Следователь предупредил нас, чтобы мы не разговаривали между собой, кратко отвечали только на его вопросы и использовали русский язык. Началась очная ставка. После обычных вопросов, знакомы ли мы друг с другом и как давно, и еще какой-то ерунды наступил главный момент.
— Отвечайте, Пьетро ди Анжело и Жан Николя: вы часто беседовали в Одессе?
— Не часто, потому что у каждого были свои дела. Только иногда.
— Жан Николя, это правда?
— Правда.
— Хорошо. Теперь, Пьетро ди Анжело, скажите, о чем вы говорили во время ваших бесед.
— О том о сем. Говорили о погоде, о Боге, о Церкви, о ремонте дома священника, о душах, нам вверенных, о Папе, ну, и так далее.
— Отец Николя, это правда?
— Да.
— А скажите, Леони, говорили ли вы о советском режиме?
— Ну, о советском режиме, право, мы предпочитали молчать, потому что мало что можно сказать о нем хорошего.
— Жан Николя, отец Леони критиковал советский режим?

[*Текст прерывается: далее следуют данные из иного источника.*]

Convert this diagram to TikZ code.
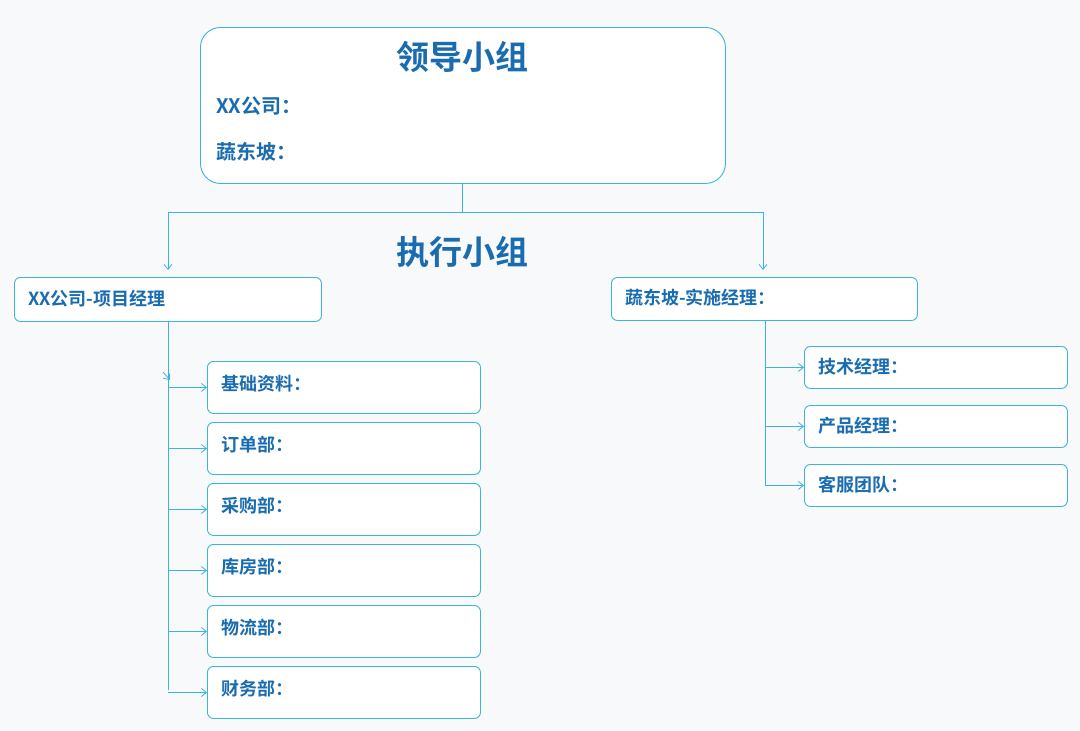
\documentclass[tikz,border=0pt]{standalone}
\usepackage{fontspec}
\setmainfont{Noto Sans CJK SC}[BoldFont={* Bold}]
\usetikzlibrary{arrows.meta}
\definecolor{bg}{HTML}{F7F9FA}
\definecolor{bd}{HTML}{3DB4DC}
\definecolor{tx}{HTML}{1A6CB0}
\tikzset{
 box/.style={draw=bd,fill=white,line width=0.9pt,rounded corners=6pt,anchor=north west,inner sep=0pt},
 lbl/.style={anchor=west,text=tx,font=\bfseries\fontsize{18}{18}\selectfont,inner sep=0pt},
 con/.style={draw=bd,line width=0.8pt},
 arr/.style={con,-{Straight Barb[length=5pt,width=8pt]}}
}
\begin{document}
\begin{tikzpicture}[x=1pt,y=-1pt]
\fill[bg] (0,0) rectangle (1080,731);
\useasboundingbox (0,0) rectangle (1080,731);
% top
\node[box,rounded corners=20pt,minimum width=525pt,minimum height=156pt] (top) at (200,27) {};
\node[text=tx,font=\bfseries\fontsize{33}{33}\selectfont] (t1) at (462,57) {领导小组};
\node[lbl,font=\bfseries\fontsize{20}{20}\selectfont] (t2) at (216,106) {XX公司：};
\node[lbl,font=\bfseries\fontsize{20}{20}\selectfont] (t3) at (216,152) {蔬东坡：};
\node[text=tx,font=\bfseries\fontsize{33}{33}\selectfont] (ex) at (462,252) {执行小组};
\node[box,minimum width=307pt,minimum height=44pt] (L) at (14,277) {};
\node[lbl] (Lt) at (28,299) {XX公司-项目经理};
\node[box,minimum width=306pt,minimum height=43pt] (R) at (611,277) {};
\node[lbl] (Rt) at (625,298) {蔬东坡-实施经理：};
\coordinate (j) at (462,212);
\coordinate (jl) at (168,212);
\coordinate (jr) at (763,212);
\draw[con] (top.south -| j) -- (j);
\draw[con] (jl) -- (jr);
\draw[arr] (jl) -- (168,270);
\draw[arr] (jr) -- (763,270);
% left list
\coordinate (lv) at (168,321);
\draw[con] (lv) -- (168,690);
\foreach \n/\y/\t in {a/361/基础资料：,b/422/订单部：,c/483/采购部：,d/544/库房部：,e/605/物流部：,f/666/财务部：}{
 \node[box,minimum width=273pt,minimum height=52pt] (\n) at (207,\y) {};
 \node[lbl] (\n t) at (221,\y+23) {\t};
 \draw[arr] (\n.west -| lv) -- (\n.west);
}
\draw[arr] (163,372) -- (170,380);
% right list
\coordinate (rv) at (765,320);
\draw[con] (rv) -- (765,486);
\foreach \n/\y/\t in {p/346/技术经理：,q/405/产品经理：,r/464/客服团队：}{
 \node[box,minimum width=263pt,minimum height=42pt] (\n) at (804,\y) {};
 \node[lbl] (\n t) at (818,\y+21) {\t};
 \draw[arr] (\n.west -| rv) -- (\n.west);
}
\end{tikzpicture}
\end{document}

— Изредка, да, между нами.
— Леони Пьетро, вы слышите? Вы можете это отрицать?
— Ну, вообще, какие-то слова критики я произносил, но народа не возмущал. Vous avez parlé trop (вы сказали лишнее), — заметил я отцу Николя.
— Замолчите! Я сказал, говорить по-русски.
Возможно, отца Николя взяли «на пушку» раньше. В русском языке он был еще не силен. Следователь, возможно, обманул его, сказав, что я признался, что критиковал в наших беседах советский режим. Я не виню отца Николя и не жалею о той очной ставке; более того, благодарю Бога и Пресвятую Деву, что как раз за пять дней до Успения нам было даровано утешение — отпустить друг другу грехи, прежде чем услышим приговор, которого мы ожидали, не зная, что с нами будет.
Я улучил минуту, когда следователь потерял бдительность, и попросил отца Николя отпустить мне грехи. Тогда он, желая себе того же, попросил следователя разрешить нам благословить друг друга на прощание. Следователь разрешил при условии, что мы не будем говорить на иностранном языке.
Завершение
Кажется, это было в конце сентября. Меня снова перевели на Лубянку, чтобы подписать 206-ю статью, — это была формальность окончания следствия. Сцена происходила в кабинете у начальника отдела, в чьем подчинении находилась группа следователей. Тебе дают быстро перелистать толстый том, составленный из подписанных тобой протоколов, вместе с протоколами, подписанными свидетелями и теми, кто проходит по одному с тобой делу. Тебя спрашивают, есть ли у тебя жалобы на твоих следователей, затем дают подписать истрепанный лист бумаги — содержания не помню. Что касается жалоб на следователей, жаловаться я счел бесполезным. Все они — одна шайка; «ворон ворону глаз не выклюет», как говорится в русской пословице. Впрочем, в сравнении с тем, что выстрадали за эти же месяцы миллионы других заключенных, мне, пожалуй, даже повезло.
Итак, следствие было закончено. Несколько недель спустя мне в камеру доставили сообщение в письменном виде, что мое дело передано в ОСО СССР. Теперь моя судьба зависела уже не от следственных органов, а от ОСО, Особого совещания, обычно называемого Тройкой, поскольку речь шла о трех неконтролируемых судьях, которые в те времена вершили судьбы миллионов и миллионов несчастных без какого-либо суда.
Этому «совещанию» понадобилось два месяца, чтобы вынести мне приговор: десять лет исправительно-трудового лагеря («десять лет ИТЛ», как там говорят). Два месяца, говорю, им понадобилось, чтобы определить мне наказание; видно, они серьезно его обдумывали. Выходит, насчет Тройки заключенные в Советском Союзе заблуждаются. Говорили так: трое таинственных судей садятся за обед и приказывают принести им дела обвиняемых в трех закрытых мешках. А в конце обеда вершат правосудие — приклеивают к каждому мешку, не раскрыв его, определенное наказание: к мешку А — «пять лет ИТЛ»; к мешку В — «восемь лет ИТЛ»; к мешку С — «десять лет ИТЛ». И жалеют, что не имеют права вынести более суровые приговоры; ведь в мешках лежат дела обвиняемых, которыми настоящий суд не может заниматься из-за отсутствия доказательств.
В эти месяцы следствия, как и во все годы заключения, я в полной мере испытал истинность Вечных Слов: «Когда же приведут вас в синагоги, к начальствам и властям, не заботьтесь, как или что отвечать, или что говорить, ибо Святой Дух научит вас в тот час, что должно говорить» (Лк. XII, 11–12).